— Directive —
Would you transcribe the listing that follows, character for character, and omit its images?

— Dataset excerpt —
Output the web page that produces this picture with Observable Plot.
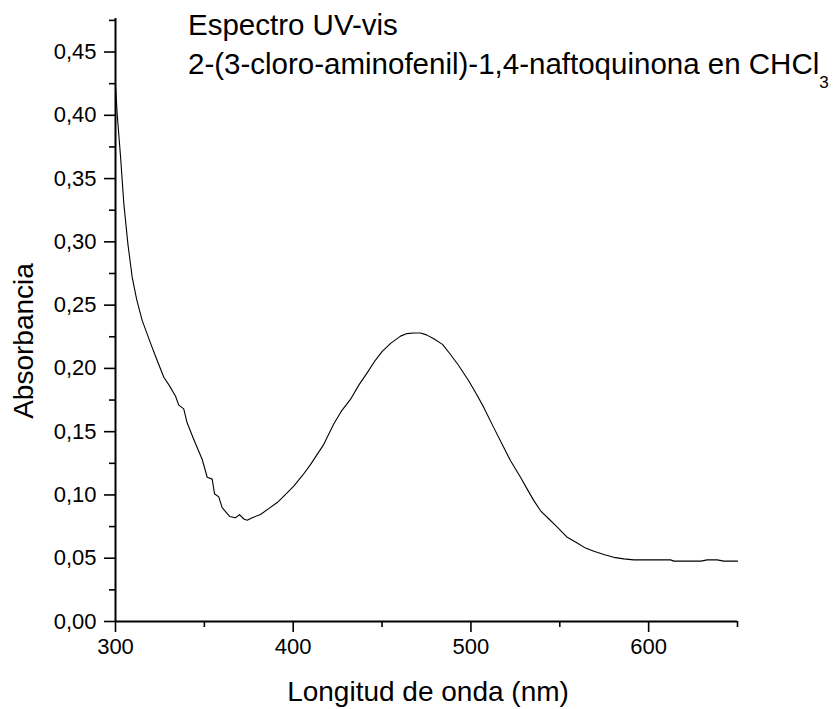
<!DOCTYPE html>
<html>
<head>
<meta charset="utf-8">
<script src="https://cdn.jsdelivr.net/npm/d3@7"></script>
<script src="https://cdn.jsdelivr.net/npm/@observablehq/plot@0.6"></script>
<style>
  html, body { margin: 0; padding: 0; background: #fff; }
  #chart { position: relative; width: 836px; height: 709px; }
  svg { font-family: "Liberation Sans", Arial, sans-serif; }
</style>
</head>
<body>
<div id="chart"></div>
<script>
// Wavelength (nm) and absorbance
const wavelength = [300, 301, 302.8, 304.7, 307, 309.4, 312, 315, 319.7, 323.5, 327.2, 330.5, 333.8, 335.6, 338.4, 340.3, 344, 348.8, 351.6, 354.4, 355.7, 358.1, 360, 364.2, 367.5, 369.8, 372.2, 374.1, 376.9, 381.6, 386, 391, 395, 400.3, 405, 409.7, 417.2, 422.8, 427, 432.2, 437, 441.6, 446, 450.1, 455, 460.4, 464, 467.9, 471.6, 475, 479.1, 484, 488.5, 493, 498.8, 503, 507.3, 512.9, 518.5, 522.3, 527.9, 531.5, 535.4, 539.2, 543.9, 548.6, 554.2, 559.8, 564.5, 569.2, 574.8, 580.4, 586, 591.7, 600, 612.3, 614.2, 620, 629.4, 633, 638.6, 642.3, 650];
const absorbance = [0.424, 0.400, 0.368, 0.330, 0.298, 0.272, 0.254, 0.238, 0.220, 0.206, 0.193, 0.186, 0.178, 0.171, 0.168, 0.157, 0.144, 0.128, 0.114, 0.1125, 0.101, 0.0985, 0.090, 0.083, 0.082, 0.0845, 0.081, 0.080, 0.082, 0.0845, 0.089, 0.094, 0.0995, 0.107, 0.115, 0.124, 0.140, 0.156, 0.166, 0.1755, 0.187, 0.1965, 0.206, 0.2135, 0.220, 0.2255, 0.2275, 0.228, 0.228, 0.2265, 0.2235, 0.219, 0.211, 0.2025, 0.190, 0.180, 0.169, 0.153, 0.1375, 0.127, 0.114, 0.105, 0.0955, 0.0875, 0.081, 0.0745, 0.0665, 0.062, 0.058, 0.0555, 0.053, 0.0507, 0.0495, 0.0487, 0.0487, 0.0487, 0.0477, 0.0477, 0.0477, 0.0487, 0.0487, 0.0477, 0.0477];

const xMajorTicks = [300, 400, 500, 600];
const xMinorTicks = [350, 450, 550, 650];
const yMajorTicks = [0, 0.05, 0.10, 0.15, 0.20, 0.25, 0.30, 0.35, 0.40, 0.45];
const yMinorTicks = [0.025, 0.075, 0.125, 0.175, 0.225, 0.275, 0.325, 0.375, 0.425, 0.475];

const titleLine1 = "Espectro UV-vis";
const titleLine2 = "2-(3-cloro-aminofenil)-1,4-naftoquinona en CHCl";
const titleSub = "3";
const xLabel = "Longitud de onda (nm)";
const yLabel = "Absorbancia";

const data = wavelength.map((w, i) => ({w, a: absorbance[i]}));
const fmt = d => d3.format(".2f")(d).replace(".", ",");

const plot = Plot.plot({
  width: 836,
  height: 709,
  marginLeft: 115,
  marginRight: 99,
  marginTop: 18,
  marginBottom: 88,
  style: {fontFamily: '"Liberation Sans", Arial, sans-serif', background: "#fff", color: "#000"},
  x: {domain: [300, 650]},
  y: {domain: [0, 0.4765]},
  marks: [
    Plot.axisX({ticks: xMajorTicks, tickSize: 11, tickPadding: 6, tickFormat: d => String(d), fontSize: 22, label: null, strokeWidth: 1.6}),
    Plot.axisX({ticks: xMinorTicks, tickSize: 6, tickFormat: () => "", label: null, strokeWidth: 1.6}),
    Plot.axisY({ticks: yMajorTicks, tickSize: 11, tickPadding: 8, tickFormat: fmt, fontSize: 22, label: null, strokeWidth: 1.6}),
    Plot.axisY({ticks: yMinorTicks, tickSize: 6, tickFormat: () => "", label: null, strokeWidth: 1.6}),
    Plot.ruleX([300], {stroke: "#000", strokeWidth: 2}),
    Plot.ruleY([0], {stroke: "#000", strokeWidth: 2}),
    Plot.line(data, {x: "w", y: "a", stroke: "#000", strokeWidth: 1.1})
  ]
});

document.getElementById("chart").appendChild(plot);

const svg = d3.select(plot);
svg.append("text")
  .attr("x", 188).attr("y", 35)
  .attr("text-anchor", "start")
  .attr("font-size", 29.5).attr("fill", "#000")
  .text(titleLine1);
const t2 = svg.append("text")
  .attr("x", 188).attr("y", 74)
  .attr("text-anchor", "start")
  .attr("font-size", 29.5).attr("fill", "#000");
t2.append("tspan").text(titleLine2);
t2.append("tspan").attr("font-size", 17).attr("dy", 14).text(titleSub);

svg.append("text")
  .attr("x", 428).attr("y", 701)
  .attr("text-anchor", "middle")
  .attr("font-size", 28).attr("fill", "#000")
  .text(xLabel);

svg.append("text")
  .attr("transform", "translate(33,341) rotate(-90)")
  .attr("text-anchor", "middle")
  .attr("font-size", 28).attr("fill", "#000")
  .text(yLabel);
</script>
</body>
</html>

— Answer to this problem —
Output the web page that produces this picture with Observable Plot.
<!DOCTYPE html>
<html>
<head>
<meta charset="utf-8">
<script src="https://cdn.jsdelivr.net/npm/d3@7"></script>
<script src="https://cdn.jsdelivr.net/npm/@observablehq/plot@0.6"></script>
<style>
  html, body { margin: 0; padding: 0; background: #fff; }
  #chart { position: relative; width: 836px; height: 709px; }
  svg { font-family: "Liberation Sans", Arial, sans-serif; }
</style>
</head>
<body>
<div id="chart"></div>
<script>
// Wavelength (nm) and absorbance
const wavelength = [300, 301, 302.8, 304.7, 307, 309.4, 312, 315, 319.7, 323.5, 327.2, 330.5, 333.8, 335.6, 338.4, 340.3, 344, 348.8, 351.6, 354.4, 355.7, 358.1, 360, 364.2, 367.5, 369.8, 372.2, 374.1, 376.9, 381.6, 386, 391, 395, 400.3, 405, 409.7, 417.2, 422.8, 427, 432.2, 437, 441.6, 446, 450.1, 455, 460.4, 464, 467.9, 471.6, 475, 479.1, 484, 488.5, 493, 498.8, 503, 507.3, 512.9, 518.5, 522.3, 527.9, 531.5, 535.4, 539.2, 543.9, 548.6, 554.2, 559.8, 564.5, 569.2, 574.8, 580.4, 586, 591.7, 600, 612.3, 614.2, 620, 629.4, 633, 638.6, 642.3, 650];
const absorbance = [0.424, 0.400, 0.368, 0.330, 0.298, 0.272, 0.254, 0.238, 0.220, 0.206, 0.193, 0.186, 0.178, 0.171, 0.168, 0.157, 0.144, 0.128, 0.114, 0.1125, 0.101, 0.0985, 0.090, 0.083, 0.082, 0.0845, 0.081, 0.080, 0.082, 0.0845, 0.089, 0.094, 0.0995, 0.107, 0.115, 0.124, 0.140, 0.156, 0.166, 0.1755, 0.187, 0.1965, 0.206, 0.2135, 0.220, 0.2255, 0.2275, 0.228, 0.228, 0.2265, 0.2235, 0.219, 0.211, 0.2025, 0.190, 0.180, 0.169, 0.153, 0.1375, 0.127, 0.114, 0.105, 0.0955, 0.0875, 0.081, 0.0745, 0.0665, 0.062, 0.058, 0.0555, 0.053, 0.0507, 0.0495, 0.0487, 0.0487, 0.0487, 0.0477, 0.0477, 0.0477, 0.0487, 0.0487, 0.0477, 0.0477];

const xMajorTicks = [300, 400, 500, 600];
const xMinorTicks = [350, 450, 550, 650];
const yMajorTicks = [0, 0.05, 0.10, 0.15, 0.20, 0.25, 0.30, 0.35, 0.40, 0.45];
const yMinorTicks = [0.025, 0.075, 0.125, 0.175, 0.225, 0.275, 0.325, 0.375, 0.425, 0.475];

const titleLine1 = "Espectro UV-vis";
const titleLine2 = "2-(3-cloro-aminofenil)-1,4-naftoquinona en CHCl";
const titleSub = "3";
const xLabel = "Longitud de onda (nm)";
const yLabel = "Absorbancia";

const data = wavelength.map((w, i) => ({w, a: absorbance[i]}));
const fmt = d => d3.format(".2f")(d).replace(".", ",");

const plot = Plot.plot({
  width: 836,
  height: 709,
  marginLeft: 115,
  marginRight: 99,
  marginTop: 18,
  marginBottom: 88,
  style: {fontFamily: '"Liberation Sans", Arial, sans-serif', background: "#fff", color: "#000"},
  x: {domain: [300, 650]},
  y: {domain: [0, 0.4765]},
  marks: [
    Plot.axisX({ticks: xMajorTicks, tickSize: 11, tickPadding: 6, tickFormat: d => String(d), fontSize: 22, label: null, strokeWidth: 1.6}),
    Plot.axisX({ticks: xMinorTicks, tickSize: 6, tickFormat: () => "", label: null, strokeWidth: 1.6}),
    Plot.axisY({ticks: yMajorTicks, tickSize: 11, tickPadding: 8, tickFormat: fmt, fontSize: 22, label: null, strokeWidth: 1.6}),
    Plot.axisY({ticks: yMinorTicks, tickSize: 6, tickFormat: () => "", label: null, strokeWidth: 1.6}),
    Plot.ruleX([300], {stroke: "#000", strokeWidth: 2}),
    Plot.ruleY([0], {stroke: "#000", strokeWidth: 2}),
    Plot.line(data, {x: "w", y: "a", stroke: "#000", strokeWidth: 1.1})
  ]
});

document.getElementById("chart").appendChild(plot);

const svg = d3.select(plot);
svg.append("text")
  .attr("x", 188).attr("y", 35)
  .attr("text-anchor", "start")
  .attr("font-size", 29.5).attr("fill", "#000")
  .text(titleLine1);
const t2 = svg.append("text")
  .attr("x", 188).attr("y", 74)
  .attr("text-anchor", "start")
  .attr("font-size", 29.5).attr("fill", "#000");
t2.append("tspan").text(titleLine2);
t2.append("tspan").attr("font-size", 17).attr("dy", 14).text(titleSub);

svg.append("text")
  .attr("x", 428).attr("y", 701)
  .attr("text-anchor", "middle")
  .attr("font-size", 28).attr("fill", "#000")
  .text(xLabel);

svg.append("text")
  .attr("transform", "translate(33,341) rotate(-90)")
  .attr("text-anchor", "middle")
  .attr("font-size", 28).attr("fill", "#000")
  .text(yLabel);
</script>
</body>
</html>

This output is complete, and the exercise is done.